Europa Clipper Makes Cross-Country Flight
Credit: ESA/TGO/CaSSIS

Europa Clipper Makes Cross-Country Flight
Technicians offload NASA’s largest planetary mission spacecraft, Europa Clipper, from a U.S. Air Force C-17 Globemaster III transport aircraft at the Launch and Landing Facility at NASA’s Kennedy Space Center in Florida on May 23. NASA and SpaceX are targeting launch aboard a Falcon Heavy rocket from Launch Complex 39A at Kennedy later this year. The launch period opens on Oct. 10.

 

Tuesday, 28 May 2024

Manicouagan Crater
Credit: NASA, International Space Station Expedition 59

Manicouagan Crater
Orbiting 400 kilometers above Quebec, Canada, planet Earth, the International Space Station Expedition 59 crew captured this snapshot of the broad St. Lawrence River and curiously circular Lake Manicouagan on April 11, 2019. Right of center, the ring-shaped lake is a modern reservoir within the eroded remnant of an ancient 100-kilometer diameter impact crater. The ancient crater is very conspicuous from orbit, a visible reminder that Earth is vulnerable to rocks from space. Over 200 million years old, the Manicouagan crater was likely caused by the impact of a rocky body about 5 kilometers in diameter.

 

Wednesday, 29 May 2024

Korolev Crater, Mars
Credit: ESA/DLR/FUBerlin/AndreaLuck

Korolev Crater, Mars
Korolev is an ice-filled impact crater in the Mare Boreum quadrangle of Mars, located at 73° north latitude and 165° east longitude.

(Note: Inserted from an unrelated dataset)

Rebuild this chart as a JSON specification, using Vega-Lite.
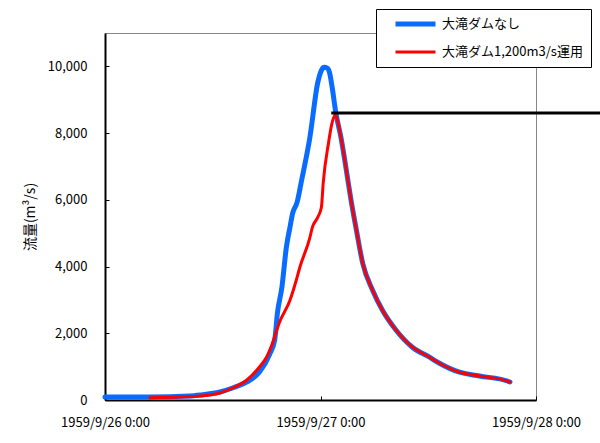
{
  "$schema": "https://vega.github.io/schema/vega-lite/v6.json",
  "width": 431,
  "height": 367,
  "autosize": {"type": "none"},
  "padding": {"left": 105, "top": 33, "right": 64, "bottom": 43},
  "background": "white",
  "config": {
    "view": {"stroke": "#888888", "strokeWidth": 1},
    "font": "Noto Sans CJK JP"
  },
  "datasets": {
    "nodam": [
      {"series": "大滝ダムなし", "time": "1959-09-26T00:00:00", "flow": 90},
      {"series": "大滝ダムなし", "time": "1959-09-26T05:00:00", "flow": 90},
      {"series": "大滝ダムなし", "time": "1959-09-26T09:24:00", "flow": 120},
      {"series": "大滝ダムなし", "time": "1959-09-26T10:36:00", "flow": 150},
      {"series": "大滝ダムなし", "time": "1959-09-26T12:48:00", "flow": 240},
      {"series": "大滝ダムなし", "time": "1959-09-26T14:12:00", "flow": 360},
      {"series": "大滝ダムなし", "time": "1959-09-26T15:48:00", "flow": 540},
      {"series": "大滝ダムなし", "time": "1959-09-26T17:12:00", "flow": 840},
      {"series": "大滝ダムなし", "time": "1959-09-26T18:18:00", "flow": 1350},
      {"series": "大滝ダムなし", "time": "1959-09-26T18:54:00", "flow": 1800},
      {"series": "大滝ダムなし", "time": "1959-09-26T19:12:00", "flow": 2600},
      {"series": "大滝ダムなし", "time": "1959-09-26T19:42:00", "flow": 3380},
      {"series": "大滝ダムなし", "time": "1959-09-26T20:12:00", "flow": 4580},
      {"series": "大滝ダムなし", "time": "1959-09-26T20:36:00", "flow": 5180},
      {"series": "大滝ダムなし", "time": "1959-09-26T20:54:00", "flow": 5600},
      {"series": "大滝ダムなし", "time": "1959-09-26T21:24:00", "flow": 5930},
      {"series": "大滝ダムなし", "time": "1959-09-26T21:54:00", "flow": 6590},
      {"series": "大滝ダムなし", "time": "1959-09-26T22:48:00", "flow": 7840},
      {"series": "大滝ダムなし", "time": "1959-09-26T23:42:00", "flow": 9520},
      {"series": "大滝ダムなし", "time": "1959-09-27T00:06:00", "flow": 9880},
      {"series": "大滝ダムなし", "time": "1959-09-27T00:24:00", "flow": 9970},
      {"series": "大滝ダムなし", "time": "1959-09-27T00:48:00", "flow": 9940},
      {"series": "大滝ダムなし", "time": "1959-09-27T01:00:00", "flow": 9820},
      {"series": "大滝ダムなし", "time": "1959-09-27T01:18:00", "flow": 9370},
      {"series": "大滝ダムなし", "time": "1959-09-27T01:42:00", "flow": 8620},
      {"series": "大滝ダムなし", "time": "1959-09-27T02:18:00", "flow": 7840},
      {"series": "大滝ダムなし", "time": "1959-09-27T03:06:00", "flow": 6500},
      {"series": "大滝ダムなし", "time": "1959-09-27T03:24:00", "flow": 5990},
      {"series": "大滝ダムなし", "time": "1959-09-27T04:00:00", "flow": 5090},
      {"series": "大滝ダムなし", "time": "1959-09-27T04:42:00", "flow": 4100},
      {"series": "大滝ダムなし", "time": "1959-09-27T05:48:00", "flow": 3290},
      {"series": "大滝ダムなし", "time": "1959-09-27T06:54:00", "flow": 2690},
      {"series": "大滝ダムなし", "time": "1959-09-27T08:24:00", "flow": 2100},
      {"series": "大滝ダムなし", "time": "1959-09-27T10:12:00", "flow": 1590},
      {"series": "大滝ダムなし", "time": "1959-09-27T12:06:00", "flow": 1290},
      {"series": "大滝ダムなし", "time": "1959-09-27T13:12:00", "flow": 1110},
      {"series": "大滝ダムなし", "time": "1959-09-27T15:24:00", "flow": 840},
      {"series": "大滝ダムなし", "time": "1959-09-27T17:42:00", "flow": 720},
      {"series": "大滝ダムなし", "time": "1959-09-27T20:48:00", "flow": 570},
      {"series": "大滝ダムなし", "time": "1959-09-27T21:06:00", "flow": 540}
    ],
    "dam": [
      {"series": "大滝ダム1,200m3/s運用", "time": "1959-09-26T05:00:00", "flow": 70},
      {"series": "大滝ダム1,200m3/s運用", "time": "1959-09-26T08:18:00", "flow": 90},
      {"series": "大滝ダム1,200m3/s運用", "time": "1959-09-26T10:36:00", "flow": 120},
      {"series": "大滝ダム1,200m3/s運用", "time": "1959-09-26T12:48:00", "flow": 210},
      {"series": "大滝ダム1,200m3/s運用", "time": "1959-09-26T14:12:00", "flow": 360},
      {"series": "大滝ダム1,200m3/s運用", "time": "1959-09-26T15:48:00", "flow": 600},
      {"series": "大滝ダム1,200m3/s運用", "time": "1959-09-26T17:12:00", "flow": 990},
      {"series": "大滝ダム1,200m3/s運用", "time": "1959-09-26T18:00:00", "flow": 1290},
      {"series": "大滝ダム1,200m3/s運用", "time": "1959-09-26T18:42:00", "flow": 1740},
      {"series": "大滝ダム1,200m3/s運用", "time": "1959-09-26T19:24:00", "flow": 2310},
      {"series": "大滝ダム1,200m3/s運用", "time": "1959-09-26T20:36:00", "flow": 2990},
      {"series": "大滝ダム1,200m3/s運用", "time": "1959-09-26T21:18:00", "flow": 3590},
      {"series": "大滝ダム1,200m3/s運用", "time": "1959-09-26T21:42:00", "flow": 3980},
      {"series": "大滝ダム1,200m3/s運用", "time": "1959-09-26T22:48:00", "flow": 4850},
      {"series": "大滝ダム1,200m3/s運用", "time": "1959-09-26T23:06:00", "flow": 5180},
      {"series": "大滝ダム1,200m3/s運用", "time": "1959-09-26T23:42:00", "flow": 5480},
      {"series": "大滝ダム1,200m3/s運用", "time": "1959-09-27T00:06:00", "flow": 5780},
      {"series": "大滝ダム1,200m3/s運用", "time": "1959-09-27T00:18:00", "flow": 6500},
      {"series": "大滝ダム1,200m3/s運用", "time": "1959-09-27T00:54:00", "flow": 7720},
      {"series": "大滝ダム1,200m3/s運用", "time": "1959-09-27T01:18:00", "flow": 8320},
      {"series": "大滝ダム1,200m3/s運用", "time": "1959-09-27T01:36:00", "flow": 8530},
      {"series": "大滝ダム1,200m3/s運用", "time": "1959-09-27T01:48:00", "flow": 8470},
      {"series": "大滝ダム1,200m3/s運用", "time": "1959-09-27T02:18:00", "flow": 7840},
      {"series": "大滝ダム1,200m3/s運用", "time": "1959-09-27T03:06:00", "flow": 6500},
      {"series": "大滝ダム1,200m3/s運用", "time": "1959-09-27T03:24:00", "flow": 5990},
      {"series": "大滝ダム1,200m3/s運用", "time": "1959-09-27T04:00:00", "flow": 5090},
      {"series": "大滝ダム1,200m3/s運用", "time": "1959-09-27T04:42:00", "flow": 4100},
      {"series": "大滝ダム1,200m3/s運用", "time": "1959-09-27T05:48:00", "flow": 3290},
      {"series": "大滝ダム1,200m3/s運用", "time": "1959-09-27T06:54:00", "flow": 2690},
      {"series": "大滝ダム1,200m3/s運用", "time": "1959-09-27T08:24:00", "flow": 2100},
      {"series": "大滝ダム1,200m3/s運用", "time": "1959-09-27T10:12:00", "flow": 1590},
      {"series": "大滝ダム1,200m3/s運用", "time": "1959-09-27T12:06:00", "flow": 1290},
      {"series": "大滝ダム1,200m3/s運用", "time": "1959-09-27T13:12:00", "flow": 1110},
      {"series": "大滝ダム1,200m3/s運用", "time": "1959-09-27T15:24:00", "flow": 840},
      {"series": "大滝ダム1,200m3/s運用", "time": "1959-09-27T17:42:00", "flow": 720},
      {"series": "大滝ダム1,200m3/s運用", "time": "1959-09-27T20:48:00", "flow": 570},
      {"series": "大滝ダム1,200m3/s運用", "time": "1959-09-27T21:06:00", "flow": 540}
    ],
    "limit": [
      {"start": "1959-09-27T01:12:00", "end": "1959-09-28T07:20:00", "level": 8600}
    ]
  },
  "encoding": {
    "x": {
      "field": "time",
      "type": "temporal",
      "scale": {"domain": [{"year": 1959, "month": 9, "date": 26}, {"year": 1959, "month": 9, "date": 28}]},
      "axis": {
        "title": null,
        "values": [{"year": 1959, "month": 9, "date": 26}, {"year": 1959, "month": 9, "date": 27}, {"year": 1959, "month": 9, "date": 28}],
        "labelExpr": "timeFormat(datum.value, '%Y/%-m/%-d %-H:%M')",
        "labelFlush": false,
        "labelOverlap": false,
        "grid": false,
        "domainColor": "black",
        "domainWidth": 2,
        "tickColor": "black",
        "tickSize": -4,
        "labelPadding": 20,
        "labelFontSize": 13,
        "labelColor": "black",
        "labelFont": "Noto Sans CJK JP"
      }
    },
    "y": {
      "field": "flow",
      "type": "quantitative",
      "scale": {"domain": [0, 11000], "nice": false},
      "axis": {
        "title": "流量(m³/s)",
        "values": [0, 2000, 4000, 6000, 8000, 10000],
        "format": ",d",
        "grid": false,
        "domainColor": "black",
        "domainWidth": 2,
        "tickColor": "black",
        "tickSize": -4,
        "labelPadding": 22,
        "labelFontSize": 13,
        "labelColor": "black",
        "labelFont": "Noto Sans CJK JP",
        "titleFontSize": 14,
        "titleFontWeight": "normal",
        "titleColor": "black",
        "titleFont": "Noto Sans CJK JP",
        "titlePadding": 10
      }
    }
  },
  "layer": [
    {
      "data": {"name": "nodam"},
      "mark": {"type": "line", "strokeCap": "round", "strokeJoin": "round", "interpolate": "monotone"},
      "encoding": {
        "color": {
          "field": "series",
          "type": "nominal",
          "scale": {"domain": ["大滝ダムなし", "大滝ダム1,200m3/s運用"], "range": ["#0a6cff", "#ff0000"]},
          "legend": {
            "title": null,
            "orient": "none",
            "legendX": 271,
            "legendY": -24,
            "direction": "vertical",
            "fillColor": "white",
            "strokeColor": "black",
            "padding": 8,
            "symbolType": "stroke",
            "symbolSize": 1600,
            "symbolOffset": 9,
            "clipHeight": 14,
            "labelFontSize": 13,
            "labelFont": "Noto Sans CJK JP",
            "labelColor": "black",
            "labelLimit": 300,
            "rowPadding": 14
          }
        },
        "strokeWidth": {
          "field": "series",
          "type": "nominal",
          "scale": {"domain": ["大滝ダムなし", "大滝ダム1,200m3/s運用"], "range": [5, 3]},
          "legend": {
            "title": null,
            "orient": "none",
            "legendX": 271,
            "legendY": -24,
            "direction": "vertical",
            "fillColor": "white",
            "strokeColor": "black",
            "padding": 8,
            "symbolType": "stroke",
            "symbolSize": 1600,
            "symbolOffset": 9,
            "clipHeight": 14,
            "labelFontSize": 13,
            "labelFont": "Noto Sans CJK JP",
            "labelColor": "black",
            "labelLimit": 300,
            "rowPadding": 14
          }
        }
      }
    },
    {
      "data": {"name": "dam"},
      "mark": {"type": "line", "strokeCap": "round", "strokeJoin": "round", "interpolate": "monotone"},
      "encoding": {
        "color": {"field": "series", "type": "nominal"},
        "strokeWidth": {"field": "series", "type": "nominal"}
      }
    },
    {
      "data": {"name": "limit"},
      "mark": {"type": "rule", "color": "black", "strokeWidth": 3, "clip": false},
      "encoding": {
        "x": {"field": "start", "type": "temporal"},
        "x2": {"field": "end"},
        "y": {"field": "level", "type": "quantitative"}
      }
    }
  ]
}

The crater is 81.4 kilometers in diameter and contains about 2,200 cubic kilometers of water ice, comparable in volume to Great Bear Lake in northern Canada. Taken by the HRSC onboard ESA's Mars Express spacecraft.

 

Thursday, 30 May 2024

Europa Transiting Jupiter
Credit: NASA / JPL-Caltech / Kevin M. Gill

Europa Transiting Jupiter
The shadow is not that of Europa but a second moon (Io), which is not in this frame. Europa is slightly smaller than Earth's Moon, with an orbital distance from Jupiter of 670,900 km, and is tidally locked, so the same side always faces Jupiter. Jupiter's Great Red Spot (GRS) is a vast cyclonic storm system about three times the size of Earth when Voyager flew by. Since 1979, the GRS has continuously shrunk, slowly changing its shape from an oval to a circle. It is now a little over the size of the Earth only. Image captured using orange and violet filters by Voyager 1 on March 3rd, 1979.

 

Friday, 31 May 2024

Saturn and Titan
Credit: NASA/JPL-Caltech/SSI/CICLOPS/Kevin M. Gill

Saturn and Titan
To end our week, we look back at this beautiful picture of Titan and Saturn taken by NASA's Cassini spacecraft on May 22, 2015. Processed using calibrated near-infrared (MT2, CB2) filtered images.